Friday, 20 June 2008

The recession Biggins

To celebrate his (emotional) release from his iron lung my agent, Bernie Shimshelwitz, decided to take me for lunch at the Ivy. He’d arranged for us to meet his old school friend and one time whist partner Chris Biggins for a bite to eat and a few Pina Coladas. As soon as I turned up I could see that Bernie was on edge and it turned out that all this talk of recession was playing high havoc with his nerves. Apparently he’d called his broker that morning to find out what shape his portfolio was in and was shocked to learn that his portfolio was currently crammed under the leg of the brokers’ wonky desk and had been there ever since Bernie had insisted that he buy as many shares in Ratner’s as possible. This news had sent Shimshelwitz into a mental panic and he had spent the rest of the morning trying to cash in his assets, namely a shed load of 70’s and 80’s memorabilia, ‘Murder She Wrote’ box sets and a baby grand piano that once belonged to Bobby Crush. Bernie’s financial freak out had been intensified by his son’s misuse of the family phone. Apparently when Bernie confronted Conrad with a phone bill for over £2,000 the boy claimed that his constant use of the phone was essential due to the fact that he was ‘The Banker’ off ‘Deal or No Deal’ a claim that Bernie could neither prove or disprove (I didn’t have the heart to tell him that most people in the industry know that ‘The Banker’ is Mr Blobby.) It was only when Biggins rolled up that Bernie began to calm down and it was cocktails allround. Lunch was delicious, I had the Scampi, Bernie tucked into a trout and Biggins had the Kangaroo cock and Koala ball sack medley.
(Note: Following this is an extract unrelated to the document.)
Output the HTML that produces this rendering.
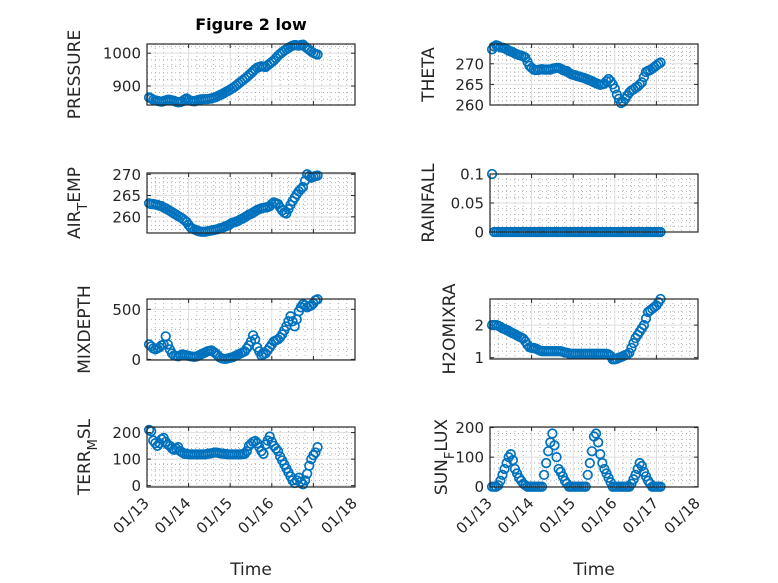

He told us that ever since he was crowned King of the Jungle the only way he could maintain his profile was to dine on the goolies of various marsupials. I found the whole tale quite Faustian (apart from the bit about the cock and balls.) It was a great lunch and by the end of it Bernie had cheered up no end, mainly because Biggins had bought a signed Showaddywaddy album and a Metal Mickey annual off him and told him that he would “think” about Bobby Crush’s piano. Tough times ahead; I must check my hedge fund.